Comparatively little is known about Lusitano's life – a fact which has certainly not helped his historical legacy – although what we do know is dotted with juicily intriguing details. "There’s a lot of things you could say about how cool he is as a person, and how exceptional he is as a figure," promises composer, conductor and early music specialist Joseph McHardy, a recent Lusitano champion.

What we do know is that Lusitano became a Catholic priest, composer, and music theorist, and in 1551 left Portugal for Rome – a multicultural musical capital of Europe at the time – most likely following a rich patron, the Portuguese ambassador. Lusitano appears to have done very well for himself there, publishing a collection of motets: sacred, polyphonic choral compositions (where voices sing several layers of independent melodies simultaneously). Then, Lusitano became embroiled in a high-profile public debate around the rules of composition and the use and juxtapositions of different tuning systems or keys, with a rival composer, Nicola Vicentino. Consider it a Twitter spat of the Renaissance age – although with an official judging panel of eminent performers from the Sistine Chapel choir, no less.

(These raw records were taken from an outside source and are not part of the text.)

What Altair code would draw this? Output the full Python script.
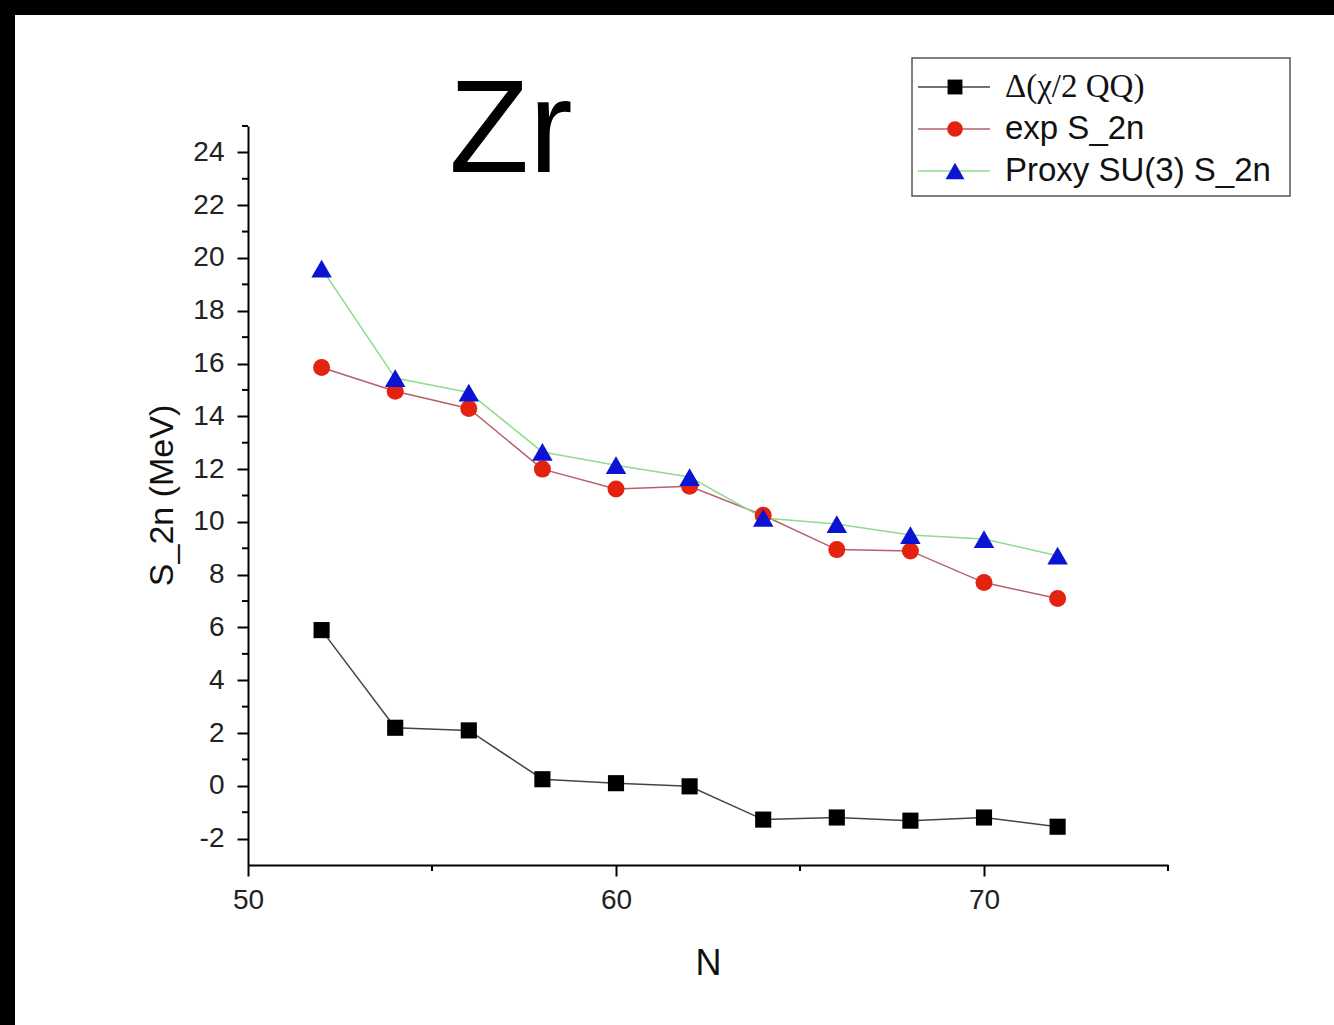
import altair as alt
import pandas as pd

# ---- data ----
N = [52, 54, 56, 58, 60, 62, 64, 66, 68, 70, 72]
delta_qq = [5.9, 2.2, 2.1, 0.25, 0.1, -0.02, -1.28, -1.2, -1.32, -1.2, -1.55]
exp_s2n = [15.85, 14.95, 14.3, 12.0, 11.25, 11.35, 10.25, 8.95, 8.9, 7.7, 7.1]
proxy_s2n = [19.6, 15.45, 14.9, 12.65, 12.15, 11.7, 10.15, 9.92, 9.5, 9.35, 8.72]

series_names = ["Δ(χ/2 QQ)", "exp S_2n", "Proxy SU(3) S_2n"]
series_values = [delta_qq, exp_s2n, proxy_s2n]
line_colors = ["#444444", "#b5606a", "#8fdc8f"]
marker_colors = ["#000000", "#e32310", "#0a14d2"]
marker_shapes = ["square", "circle", "triangle-up"]
marker_sizes = [260, 290, 420]
label_fonts = ["Liberation Serif", "Liberation Sans", "Liberation Sans"]

x_major = [50, 60, 70]
x_minor = [55, 65, 75]
y_major = [-2, 0, 2, 4, 6, 8, 10, 12, 14, 16, 18, 20, 22, 24]
y_minor = [-1, 1, 3, 5, 7, 9, 11, 13, 15, 17, 19, 21, 23, 25]

# ---- layout ----
W, H = 920, 739
PL, PT = 248, 126
PR, PB = 1334 - PL - W, 1025 - PT - H

xs = alt.Scale(domain=[50, 75], nice=False, zero=False)
ys = alt.Scale(domain=[-3, 25], nice=False, zero=False)

one = pd.DataFrame({"k": [0]})

x_axis = alt.Axis(
    values=x_major, labelExpr="'' + datum.value", title="N", titleFontSize=36,
    titleFont="Liberation Sans", titleFontWeight="normal",
    titleX=W / 2, titleY=109, titleBaseline="alphabetic", titleAlign="center",
    labelPadding=10, labelFlush=False)
y_axis = alt.Axis(
    values=y_major, labelExpr="'' + datum.value", title="S_2n (MeV)", titleFontSize=34,
    titleFont="Liberation Sans", titleFontWeight="normal",
    titleX=-76, titleY=369, titleBaseline="alphabetic", titleAlign="center",
    titleAngle=-90, labelPadding=13, labelFlush=False)

# black frame strips (top and left), the rest of the page is white
layers = [
    alt.Chart(one).mark_rect(fill="black").encode(
        x=alt.value(-PL), x2=alt.value(1334 - PL), y=alt.value(-PT), y2=alt.value(15 - PT)),
    alt.Chart(one).mark_rect(fill="black").encode(
        x=alt.value(-PL), x2=alt.value(15 - PL), y=alt.value(-PT), y2=alt.value(1025 - PT)),
]

for i, vals in enumerate(series_values):
    d = pd.DataFrame({"N": N, "value": vals})
    layers.append(alt.Chart(d).mark_line(strokeWidth=1.5, color=line_colors[i]).encode(
        x=alt.X("N:Q", scale=xs, axis=x_axis),
        y=alt.Y("value:Q", scale=ys, axis=y_axis),
    ))
for i, vals in enumerate(series_values):
    d = pd.DataFrame({"N": N, "value": vals})
    layers.append(alt.Chart(d).mark_point(
        filled=True, opacity=1, strokeWidth=0, shape=marker_shapes[i],
        fill=marker_colors[i], size=marker_sizes[i]).encode(
        x=alt.X("N:Q", scale=xs, axis=x_axis),
        y=alt.Y("value:Q", scale=ys, axis=y_axis),
    ))

layers.append(alt.Chart(pd.DataFrame({"value": y_minor})).mark_rule(color="black", strokeWidth=2).encode(
    y=alt.Y("value:Q", scale=ys, axis=y_axis), x=alt.value(-6), x2=alt.value(0)))
layers.append(alt.Chart(pd.DataFrame({"N": x_minor})).mark_rule(color="black", strokeWidth=2).encode(
    x=alt.X("N:Q", scale=xs, axis=x_axis), y=alt.value(H), y2=alt.value(H + 6)))

layers.append(alt.Chart(one).mark_text(
    text="Zr", font="Liberation Sans", fontSize=131, align="left", baseline="alphabetic",
    color="black").encode(x=alt.value(201), y=alt.value(46)))

# ---- hand-drawn legend ----
LX0, LX1, LY0, LY1 = 912 - PL, 1290 - PL, 58 - PT, 196 - PT
layers.append(alt.Chart(one).mark_rect(fill="white", stroke="#555555", strokeWidth=1.5).encode(
    x=alt.value(LX0), x2=alt.value(LX1), y=alt.value(LY0), y2=alt.value(LY1)))
row_y = [87 - PT, 129 - PT, 171 - PT]
for i, name in enumerate(series_names):
    yy = row_y[i]
    layers.append(alt.Chart(one).mark_rule(color=line_colors[i], strokeWidth=1.5).encode(
        x=alt.value(918 - PL), x2=alt.value(990 - PL), y=alt.value(yy)))
    layers.append(alt.Chart(one).mark_point(
        filled=True, opacity=1, strokeWidth=0, shape=marker_shapes[i],
        fill=marker_colors[i], size=marker_sizes[i] * 0.85).encode(
        x=alt.value(955 - PL), y=alt.value(yy)))
    layers.append(alt.Chart(one).mark_text(
        text=name, font=label_fonts[i], fontSize=33, align="left", baseline="middle",
        color="#111111").encode(x=alt.value(1005 - PL), y=alt.value(yy)))

chart = alt.layer(*layers).properties(
    width=W, height=H,
    autosize=alt.AutoSizeParams(type="none"),
    padding={"left": PL, "top": PT, "right": PR, "bottom": PB},
    background="white",
).configure_view(stroke=None).configure_axis(
    domainColor="black", domainWidth=2, tickColor="black", tickWidth=2, tickSize=11,
    labelFont="Liberation Sans", labelFontSize=28, labelColor="#222222", grid=False,
    titleColor="#111111",
)

chart.save("out.html", embed_options={"renderer": "svg", "actions": False})
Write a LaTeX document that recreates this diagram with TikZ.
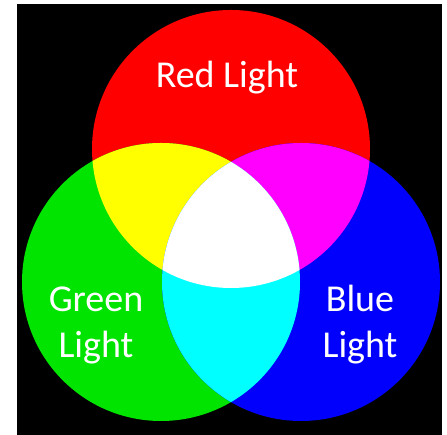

In the final adjudication of their intellectual duel, Lusitano was unanimously judged the winner: an unlikely victory given that, as a foreign outsider, he was something of an underdog compared to the well-connected Vicentino. But, unwilling to let it go, Vicentino conducted a smear campaign against Lusitano, discrediting him and his ideas. In what would become a famous, printed 1555 treatise, Vicentino fabricated a misleading version of the debate so it looked like he had the better ideas, really ­– and it was this document that endured and this version that was later repeated in many textbooks.

Sometime after 1553, Lusitano converts to Protestantism – itself an unheard of development for an Iberian composer in the era. He also gets married, and moves to Germany; we know he receives payment for some music there in 1562, and applied for a job in Stuttgart.

But although his achievements in Rome suggests Lusitano won significant respect for his music in his lifetime, it wasn’t as widely copied or performed as some of his contemporaries, and seems not to have spread across Europe; this has led to some musicologists in Portugal appreciating him, but a failure to cut through among non-Portuguese speaking scholars since. Occasional flashes of academic interest have never transformed into sustained attention, an accessible and readily shareable modern score, or performances of the thing that really matters: his music.

The new Lusitano champions

Until, that is, very recently. During the pandemic, two Renaissance music lovers separately discovered Lusitano, and are staging concerts and bringing out records of his work, while a new piece reimagining a Lusitano composition is currently on tour across the UK.

In what he describes as the "darkest days" of the first lockdown, Rory McCleery – founder of British vocal ensemble The Marian Consort – read an article about Lusitano by an academic, Garrett Schumann from the University of Michigan, in VAN Magazine. Keen to find out more, McCleery was delighted to discover that Liber primus epigramatum, Lusitano's 1551 collection of motets, had been digitised and put online.

"My proclivities have always been in finding Renaissance composers who have fallen between the cracks," he says. "It's always super exciting when you find a composer and start looking into their music and go, actually, this is very good. You want to evangelise about it – music is there to be shared."

And share it, he did: The Marian Consort were including a Lusitano piece, Inviolata, integra et casta es, in concert programmes by December 2020 – probably the first time it had ever been performed live in the UK. Last summer, they weaved it into a Prom celebrating a much more famous Renaissance composer, Josquin des Prez. It was apt, given that Lusitano's work is clearly in dialogue with Josquin – in Inviolata, Lusitano riffed on a hugely technically accomplished five-part composition by Josquin, impressively expanding it further, for eight voices.